[WRITTEN REQUEST]:
Begin with the first line below and retype each line exactly through the line containing "500, 500, 500];". Any pictures are to be left out.

[DATA SECTION]:
######

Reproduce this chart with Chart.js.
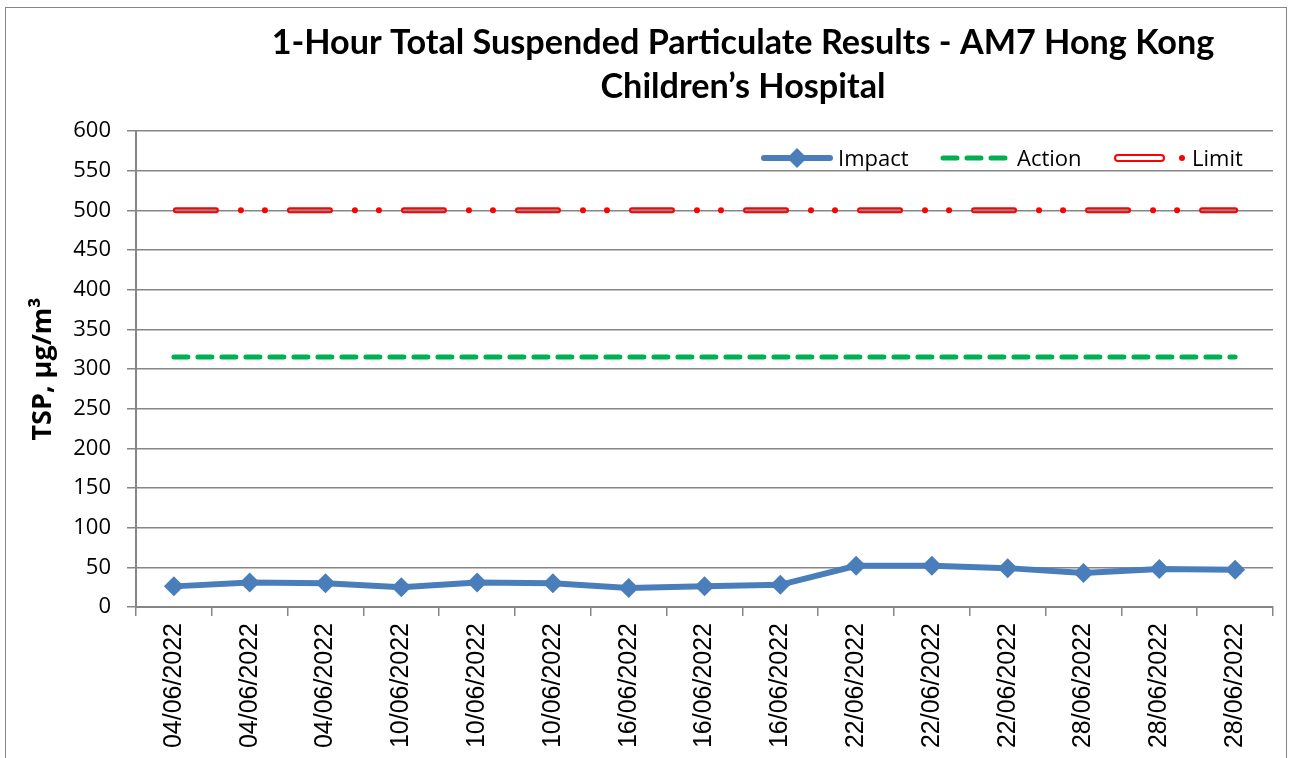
<!DOCTYPE html>
<html>
<head>
<meta charset="utf-8">
<script src="https://cdn.jsdelivr.net/npm/chart.js@4/dist/chart.umd.min.js"></script>
<style>
  html, body { margin: 0; padding: 0; background: #fff; }
  #wrap { width: 1292px; height: 758px; }
</style>
</head>
<body>
<div id="wrap"><canvas id="tspChart" width="1292" height="758"></canvas></div>
<script>
// sampling dates (x categories)
var dates = ['04/06/2022', '04/06/2022', '04/06/2022', '10/06/2022', '10/06/2022', '10/06/2022',
  '16/06/2022', '16/06/2022', '16/06/2022', '22/06/2022', '22/06/2022', '22/06/2022',
  '28/06/2022', '28/06/2022', '28/06/2022'];

// 1-hour TSP, ug/m3
var impact = [26, 31, 30, 25, 31, 30, 24, 26, 28, 52, 52, 49, 43, 48, 47];
var action = [315, 315, 315, 315, 315, 315, 315, 315, 315, 315, 315, 315, 315, 315, 315];
var limit = [500, 500, 500, 500, 500, 500, 500, 500, 500, 500, 500, 500, 500, 500, 500];

var titleLines = ['1-Hour Total Suspended Particulate Results - AM7 Hong Kong', 'Children\u2019s Hospital'];
var yTitle = 'TSP, \u00b5g/m\u00b3';
var seriesNames = ['Impact', 'Action', 'Limit'];

var blue = '#4a7ebb';
var green = '#00b050';
var red = '#ff0000';
var gridGrey = '#868686';

// frame, title and legend are drawn on the canvas around the chart
var decorations = {
  id: 'decorations',
  beforeDraw: function(chart) {
    var c = chart.ctx;
    c.save();
    c.fillStyle = '#fff';
    c.fillRect(0, 0, chart.width, chart.height);
    c.strokeStyle = gridGrey;
    c.lineWidth = 1;
    c.strokeRect(5.5, 7.5, 1281, 800);
    c.restore();
  },
  afterDraw: function(chart) {
    var c = chart.ctx;
    c.save();
    // title
    c.fillStyle = '#000';
    c.textAlign = 'center';
    c.textBaseline = 'alphabetic';
    var size = 32;
    c.font = 'bold ' + size + 'px Lato';
    var w = c.measureText(titleLines[0]).width;
    size = size * 943 / w;
    c.font = 'bold ' + size.toFixed(1) + 'px Lato';
    c.fillText(titleLines[0], 743, 54);
    c.fillText(titleLines[1], 743, 98);

    // legend
    var ly = 158;
    c.lineCap = 'round';
    c.strokeStyle = blue;
    c.lineWidth = 6;
    c.beginPath(); c.moveTo(764, ly); c.lineTo(830, ly); c.stroke();
    c.fillStyle = blue;
    c.beginPath();
    c.moveTo(797, ly - 10); c.lineTo(807, ly); c.lineTo(797, ly + 10); c.lineTo(787, ly);
    c.closePath(); c.fill();

    c.strokeStyle = green;
    c.lineWidth = 5;
    c.setLineDash([14, 10]);
    c.beginPath(); c.moveTo(943, ly); c.lineTo(1005, ly); c.stroke();
    c.setLineDash([]);

    c.strokeStyle = red;
    c.lineWidth = 2;
    c.lineJoin = 'round';
    c.beginPath();
    c.moveTo(1118, ly - 3); c.lineTo(1161, ly - 3);
    c.arc(1161, ly, 3, -Math.PI / 2, Math.PI / 2);
    c.lineTo(1118, ly + 3);
    c.arc(1118, ly, 3, Math.PI / 2, Math.PI * 1.5);
    c.closePath(); c.stroke();
    c.fillStyle = red;
    c.beginPath(); c.arc(1182, ly, 3, 0, Math.PI * 2); c.fill();

    c.fillStyle = '#000';
    c.textAlign = 'left';
    c.textBaseline = 'middle';
    c.font = '22px "Open Sans"';
    c.fillText(seriesNames[0], 838, ly + 2);
    c.fillText(seriesNames[1], 1017, ly + 2);
    c.fillText(seriesNames[2], 1192, ly + 2);
    c.restore();
  }
};

var ctx = document.getElementById('tspChart').getContext('2d');

var config = {
  type: 'line',
  data: {
    labels: dates,
    datasets: [{
      label: seriesNames[2],
      data: limit,
      borderColor: red,
      borderWidth: 6,
      borderDash: [40, 25, 0.01, 24, 0.01, 25],
      borderDashOffset: -2,
      borderCapStyle: 'round',
      pointRadius: 0,
      fill: false,
      order: 3
    }, {
      // gridline colour showing through the hollow limit dashes
      label: 'limit-core',
      data: limit,
      borderColor: '#8a8a8a',
      borderWidth: 2,
      borderDash: [40, 74],
      borderDashOffset: -2,
      borderCapStyle: 'round',
      pointRadius: 0,
      fill: false,
      order: 2
    }, {
      label: seriesNames[1],
      data: action,
      borderColor: green,
      borderWidth: 5,
      borderDash: [14, 10],
      borderCapStyle: 'round',
      pointRadius: 0,
      fill: false,
      order: 1
    }, {
      label: seriesNames[0],
      data: impact,
      borderColor: blue,
      backgroundColor: blue,
      borderWidth: 6,
      pointStyle: 'rectRot',
      pointRadius: 10,
      pointBorderWidth: 0,
      pointBackgroundColor: blue,
      tension: 0,
      fill: false,
      order: 0
    }]
  },
  options: {
    responsive: false,
    animation: false,
    devicePixelRatio: 1,
    layout: { padding: { top: 131, right: 19, left: 0, bottom: 0 } },
    plugins: {
      legend: { display: false },
      title: { display: false },
      tooltip: { enabled: false }
    },
    scales: {
      x: {
        type: 'category',
        offset: true,
        grid: {
          offset: true,
          drawOnChartArea: false,
          drawTicks: true,
          tickLength: 9,
          color: gridGrey,
          lineWidth: 1.5
        },
        border: { display: true, color: gridGrey, width: 2 },
        ticks: {
          minRotation: 90,
          maxRotation: 90,
          autoSkip: false,
          padding: 7,
          color: '#000',
          font: { family: '"Liberation Sans"', size: 25 }
        },
        afterFit: function(scale) { scale.height = 151; }
      },
      y: {
        min: 0,
        max: 600,
        ticks: {
          stepSize: 50,
          padding: 16,
          color: '#000',
          font: { family: '"Open Sans"', size: 22 }
        },
        grid: {
          color: gridGrey,
          lineWidth: 1.5,
          tickLength: 9
        },
        border: { display: true, color: gridGrey, width: 2 },
        title: {
          display: true,
          text: yTitle,
          color: '#000',
          font: { family: '"Open Sans"', size: 27, weight: 'bold' },
          padding: { top: 27, bottom: 0 }
        },
        afterFit: function(scale) { scale.width = 136; }
      }
    }
  },
  plugins: [decorations]
};

var tspChart = new Chart(ctx, config);
</script>
</body>
</html>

######

[PROBLEM SOLUTION]:
Reproduce this chart with Chart.js.
<!DOCTYPE html>
<html>
<head>
<meta charset="utf-8">
<script src="https://cdn.jsdelivr.net/npm/chart.js@4/dist/chart.umd.min.js"></script>
<style>
  html, body { margin: 0; padding: 0; background: #fff; }
  #wrap { width: 1292px; height: 758px; }
</style>
</head>
<body>
<div id="wrap"><canvas id="tspChart" width="1292" height="758"></canvas></div>
<script>
// sampling dates (x categories)
var dates = ['04/06/2022', '04/06/2022', '04/06/2022', '10/06/2022', '10/06/2022', '10/06/2022',
  '16/06/2022', '16/06/2022', '16/06/2022', '22/06/2022', '22/06/2022', '22/06/2022',
  '28/06/2022', '28/06/2022', '28/06/2022'];

// 1-hour TSP, ug/m3
var impact = [26, 31, 30, 25, 31, 30, 24, 26, 28, 52, 52, 49, 43, 48, 47];
var action = [315, 315, 315, 315, 315, 315, 315, 315, 315, 315, 315, 315, 315, 315, 315];
var limit = [500, 500, 500, 500, 500, 500, 500, 500, 500, 500, 500, 500, 500, 500, 500];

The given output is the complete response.